> EXERCISE DIRECTIONS
Restate the material word for word and leave out anything that is a picture.

:: STORED DATA

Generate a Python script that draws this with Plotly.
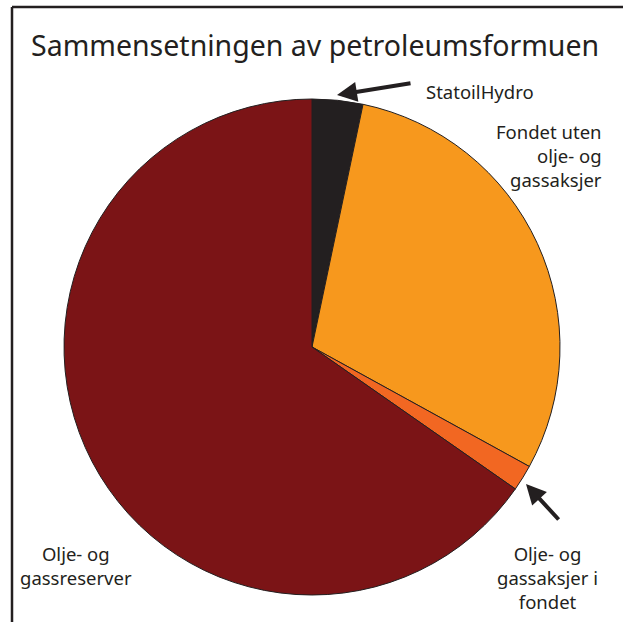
import plotly.graph_objects as go

labels = ["StatoilHydro", "Fondet uten olje- og gassaksjer",
          "Olje- og gassaksjer i fondet", "Olje- og gassreserver"]
values = [3.3, 29.7, 1.7, 65.3]
colors = ["#231F20", "#F7981D", "#F26722", "#7B1416"]

W, H = 623, 622
def px(x):
    return x / W
def py(y):
    return 1 - y / H

fig = go.Figure(go.Pie(
    labels=labels, values=values, sort=False, direction="clockwise", rotation=0,
    marker=dict(colors=colors, line=dict(color="#231F20", width=1)),
    textinfo="none", hoverinfo="label+percent", showlegend=False,
    domain=dict(x=[px(64), px(560)], y=[py(595), py(99)]),
))

txt = "#231F20"
font = "Noto Sans"
fig.add_annotation(text="Sammensetningen av petroleumsformuen", x=px(29), y=py(45),
                   xref="paper", yref="paper", xanchor="left", yanchor="middle",
                   showarrow=False, font=dict(family=font, size=28.5, color=txt))
fig.add_annotation(text="StatoilHydro", x=px(424), y=py(92), xref="paper", yref="paper",
                   xanchor="left", yanchor="middle", showarrow=False,
                   font=dict(family=font, size=18.5, color=txt))
fig.add_annotation(text="Fondet uten<br>olje- og<br>gassaksjer", x=px(604), y=py(156),
                   xref="paper", yref="paper", xanchor="right", yanchor="middle",
                   align="right", showarrow=False,
                   font=dict(family=font, size=18.5, color=txt))
fig.add_annotation(text="Olje- og<br>gassreserver", x=px(76), y=py(565),
                   xref="paper", yref="paper", xanchor="center", yanchor="middle",
                   align="center", showarrow=False,
                   font=dict(family=font, size=18.5, color=txt))
fig.add_annotation(text="Olje- og<br>gassaksjer i<br>fondet", x=px(547), y=py(577),
                   xref="paper", yref="paper", xanchor="center", yanchor="middle",
                   align="center", showarrow=False,
                   font=dict(family=font, size=18.5, color=txt))

# arrows
fig.add_annotation(text="", x=px(337), y=py(95), ax=412 - 337, ay=83 - 95,
                   xref="paper", yref="paper", showarrow=True, arrowhead=2,
                   arrowsize=1, arrowwidth=4, arrowcolor=txt)
fig.add_annotation(text="", x=px(526), y=py(484), ax=560 - 526, ay=521 - 484,
                   xref="paper", yref="paper", showarrow=True, arrowhead=2,
                   arrowsize=1, arrowwidth=4, arrowcolor=txt)

# frame
fig.add_shape(type="line", xref="paper", yref="paper", x0=px(12), x1=px(12),
              y0=0, y1=py(7), line=dict(color=txt, width=2.5))
fig.add_shape(type="line", xref="paper", yref="paper", x0=px(12), x1=1,
              y0=py(7), y1=py(7), line=dict(color=txt, width=2.5))

fig.update_layout(width=W, height=H, margin=dict(l=0, r=0, t=0, b=0),
                  paper_bgcolor="white", plot_bgcolor="white")
fig.write_html("out.html", config={"displayModeBar": False},
               post_script="document.body.style.margin='0';document.body.style.overflow='hidden';")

::::

> THE OUTPUT
Generate a Python script that draws this with Plotly.
import plotly.graph_objects as go

labels = ["StatoilHydro", "Fondet uten olje- og gassaksjer",
          "Olje- og gassaksjer i fondet", "Olje- og gassreserver"]
values = [3.3, 29.7, 1.7, 65.3]
colors = ["#231F20", "#F7981D", "#F26722", "#7B1416"]

W, H = 623, 622
def px(x):
    return x / W
def py(y):
    return 1 - y / H

fig = go.Figure(go.Pie(
    labels=labels, values=values, sort=False, direction="clockwise", rotation=0,
    marker=dict(colors=colors, line=dict(color="#231F20", width=1)),
    textinfo="none", hoverinfo="label+percent", showlegend=False,
    domain=dict(x=[px(64), px(560)], y=[py(595), py(99)]),
))

txt = "#231F20"
font = "Noto Sans"
fig.add_annotation(text="Sammensetningen av petroleumsformuen", x=px(29), y=py(45),
                   xref="paper", yref="paper", xanchor="left", yanchor="middle",
                   showarrow=False, font=dict(family=font, size=28.5, color=txt))
fig.add_annotation(text="StatoilHydro", x=px(424), y=py(92), xref="paper", yref="paper",
                   xanchor="left", yanchor="middle", showarrow=False,
                   font=dict(family=font, size=18.5, color=txt))
fig.add_annotation(text="Fondet uten<br>olje- og<br>gassaksjer", x=px(604), y=py(156),
                   xref="paper", yref="paper", xanchor="right", yanchor="middle",
                   align="right", showarrow=False,
                   font=dict(family=font, size=18.5, color=txt))
fig.add_annotation(text="Olje- og<br>gassreserver", x=px(76), y=py(565),
                   xref="paper", yref="paper", xanchor="center", yanchor="middle",
                   align="center", showarrow=False,
                   font=dict(family=font, size=18.5, color=txt))
fig.add_annotation(text="Olje- og<br>gassaksjer i<br>fondet", x=px(547), y=py(577),
                   xref="paper", yref="paper", xanchor="center", yanchor="middle",
                   align="center", showarrow=False,
                   font=dict(family=font, size=18.5, color=txt))

# arrows
fig.add_annotation(text="", x=px(337), y=py(95), ax=412 - 337, ay=83 - 95,
                   xref="paper", yref="paper", showarrow=True, arrowhead=2,
                   arrowsize=1, arrowwidth=4, arrowcolor=txt)
fig.add_annotation(text="", x=px(526), y=py(484), ax=560 - 526, ay=521 - 484,
                   xref="paper", yref="paper", showarrow=True, arrowhead=2,
                   arrowsize=1, arrowwidth=4, arrowcolor=txt)

# frame
fig.add_shape(type="line", xref="paper", yref="paper", x0=px(12), x1=px(12),
              y0=0, y1=py(7), line=dict(color=txt, width=2.5))
fig.add_shape(type="line", xref="paper", yref="paper", x0=px(12), x1=1,
              y0=py(7), y1=py(7), line=dict(color=txt, width=2.5))

fig.update_layout(width=W, height=H, margin=dict(l=0, r=0, t=0, b=0),
                  paper_bgcolor="white", plot_bgcolor="white")
fig.write_html("out.html", config={"displayModeBar": False},
               post_script="document.body.style.margin='0';document.body.style.overflow='hidden';")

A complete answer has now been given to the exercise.